Le premier atterrissage
Je ne vois point Pilâtre, je cours de son côté pour l’aider à se débarrasser de l’amas de toile qui le couvrait ; mais avant d’avoir tourné la machine, je l’aperçus sortant de dessous en chemise, attendu qu’avant de descendre il avait quitté sa redingote et l’avait mis dans son panier. Nous étions seuls, et pas assez forts pour renverser la galerie et retirer la paille qui était enflammée. Il s’agissait d’empêcher qu’elle ne mit le feu à la machine. Nous crûmes alors que le seul moyen d’éviter cet inconvénient était de déchirer la toile. M. Pilâtre prit un côté, moi l’autre, et en tirant violemment, nous découvrîmes le foyer. Du moment qu’elle fût délivrée de la toile qui empêchait la communication de l’air, la paille s’enflamma avec force. En secouant un des paniers, nous jetons le feu sur celui qui avait transporté mon compagnon, la paille qui y restait prend feu : le peuple accourt, se saisit de la redingote de M. Pilâtre et se la partage. La garde survient : avec son aide, en dix minutes, notre machine fut en sûreté, et une heure après, elle était chez M. Réveillon où M. Montgolfier l’avait fait construire.

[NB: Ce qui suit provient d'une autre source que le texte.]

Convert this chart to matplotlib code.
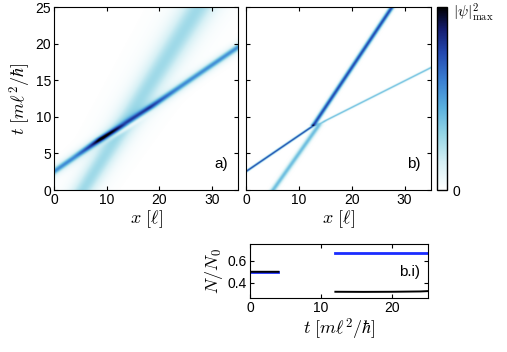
import numpy as np
import matplotlib
matplotlib.use("Agg")
import matplotlib.pyplot as plt
from matplotlib.colors import LinearSegmentedColormap

plt.rcParams['font.family'] = ['Liberation Sans', 'DejaVu Sans']
plt.rcParams['mathtext.fontset'] = 'cm'
plt.rcParams['xtick.direction'] = 'in'
plt.rcParams['ytick.direction'] = 'in'

# --- beam trajectories (t knots, x centre knots) ---
# panel a: narrow soliton
a1_t = [0, 2.5, 7.1, 11.0, 19.5, 25]
a1_x = [-5.1, 0, 9.2, 17.7, 35, 46.3]
a1_amp_t = [0, 4.5, 6.0, 7.0, 8.0, 9.0, 10.2, 11.2, 12.5, 14, 25]
a1_amp = [0.42, 0.45, 0.65, 0.92, 0.66, 0.38, 0.46, 0.6, 0.52, 0.44, 0.42]
# panel a: broad beam
a2_t = [0, 25]
a2_x = [5.5, 27.5]
a2_sig = [2.0, 3.0]

# panel b beams: (t knots, x knots, sigma, amplitude, t_on, t_off)
b_beams = [
    ([0, 2.5, 8.7], [-5.2, 0, 12.6], 0.35, 0.8, -1, 8.8),
    ([0, 8.9], [5.1, 13.8], 0.6, 0.4, -1, 9.0),
    ([8.7, 25], [12.6, 27.6], 0.5, 0.75, 8.7, 99),
    ([8.9, 9.4, 16.7, 25], [13.8, 14.9, 35, 58], 0.4, 0.42, 9.0, 99),
]

# inset b.i: particle fractions
ti = [0, 2, 4, np.nan, 12, 16, 20, 24, 25]
n_blue = [0.5, 0.5, 0.5, np.nan, 0.67, 0.67, 0.67, 0.67, 0.67]
n_black = [0.5, 0.5, 0.5, np.nan, 0.318, 0.317, 0.318, 0.321, 0.324]

cmap = LinearSegmentedColormap.from_list(
    'psi', [(0, 'white'), (0.15, '#d6f0f5'), (0.3, '#96d6e6'), (0.45, '#5ab0de'),
            (0.6, '#3a7fd2'), (0.75, '#2449b0'), (0.88, '#141c6e'), (1, 'black')])

x = np.linspace(0, 35, 800)
t = np.linspace(0, 25, 500)
X, T = np.meshgrid(x, t)


def step(v):
    return 0.5 * (1 + np.tanh(v / 0.15))


# panel a field
xc1 = np.interp(T, a1_t, a1_x)
amp1 = np.interp(T, a1_amp_t, a1_amp)
g1 = amp1 * np.exp(-((X - xc1) / 0.9) ** 2) + 0.12 * np.exp(-((X - xc1) / 2.0) ** 2)
xc2 = np.interp(T, a2_t, a2_x)
s2 = np.interp(T, a2_t, a2_sig)
notch = 1 - 0.95 * np.exp(-((X - xc1 - 1.7) / 0.8) ** 2) * np.exp(-((T - 9.0) / 2.5) ** 2)
g2 = (0.22 * np.exp(-((X - xc2) / s2) ** 2) + 0.06 * np.exp(-((X - xc2) / (2 * s2)) ** 2)) * notch
field_a = g1 + g2

# panel b field
field_b = np.zeros_like(X)
for tk, xk, sig, amp, t_on, t_off in b_beams:
    xc = np.interp(T, tk, xk, left=np.nan)
    g = amp * np.exp(-((X - xc) / sig) ** 2) * step(T - t_on) * step(t_off - T)
    field_b += np.nan_to_num(g)

fig = plt.figure(figsize=(5.07, 3.52), dpi=100)
ax_a = fig.add_axes([0.1065, 0.460, 0.363, 0.520])
ax_b = fig.add_axes([0.485, 0.460, 0.365, 0.520])
cax = fig.add_axes([0.862, 0.460, 0.02, 0.520])
ax_i = fig.add_axes([0.493, 0.153, 0.351, 0.153])

for ax, field, lab in [(ax_a, field_a, 'a)'), (ax_b, field_b, 'b)')]:
    im = ax.imshow(field, extent=[0, 35, 0, 25], origin='lower', aspect='auto',
                   cmap=cmap, vmin=0, vmax=1, interpolation='bilinear')
    ax.set_xlim(0, 35)
    ax.set_ylim(0, 25)
    ax.set_xticks([0, 10, 20, 30])
    ax.set_yticks([0, 5, 10, 15, 20, 25])
    ax.tick_params(labelsize=10, length=3, top=True, right=True, pad=2)
    ax.set_xlabel(r'$x\ [\ell]$', fontsize=13, labelpad=1)
    ax.text(33, 3.6, lab, ha='right', va='center', fontsize=11)

ax_b.set_yticklabels([])
ax_a.set_ylabel(r'$t\ [m\ell^2/\hbar]$', fontsize=13, labelpad=2)

cb = fig.colorbar(im, cax=cax)
cb.set_ticks([0])
cb.set_ticklabels(['0'])
cb.ax.tick_params(length=0, labelsize=10, pad=4)
cb.outline.set_linewidth(1)
fig.text(0.893, 0.962, r'$|\psi|^2_{\max}$', fontsize=11, ha='left', va='center')

ax_i.plot(ti, n_blue, color='#1a2cff', lw=2)
ax_i.plot(ti, n_black, color='black', lw=1.4)
ax_i.set_xlim(0, 25)
ax_i.set_ylim(0.26, 0.75)
ax_i.set_xticks([0, 10, 20])
ax_i.set_yticks([0.4, 0.6])
ax_i.tick_params(labelsize=10, length=3, top=True, right=True, pad=2)
ax_i.set_xlabel(r'$t\ [m\ell^2/\hbar]$', fontsize=13, labelpad=1)
ax_i.set_ylabel(r'$N/N_0$', fontsize=13, labelpad=2)
ax_i.text(23.9, 0.5, 'b.i)', ha='right', va='center', fontsize=11)

fig.savefig('out.png', dpi=100)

La première personne de marque que j’ai vue à notre arrivée est M. le comte de Laval. Bientôt après, les courriers de M. le duc et de Mme la duchesse de Polignac vinrent pour s’informer de nos nouvelles. Je souffrais de voir M. de Rozier en chemise, et, craignant que sa santé n’en fut altérée, car nous nous étions très échauffés en pliant la machine, j’exigeai de lui qu’il se retirât dans la première maison. Le sergent de garde l’y escorta pour lui donner la facilité de percer la foule. Il rencontra sur son chemin Mgr le duc de Chartres, qui nous avait suivis, comme l’on voit, de très près : car j’avais eu l’honneur de causer avec lui un moment avant notre départ. Enfin, il nous arriva des voitures. Il se faisait tard, M. Pilâtre n’avait qu’une mauvaise redingote qu’on lui avait prêtée. Il ne voulut pas revenir à la Muette. Je partis seul, quoiqu’avec le plus grand regret de quitter mon brave compagnon.
Témoignage du Marquis d’Arlandes rédigé une semaine après ce premier vol humain du 21 novembre 1783 à Paris.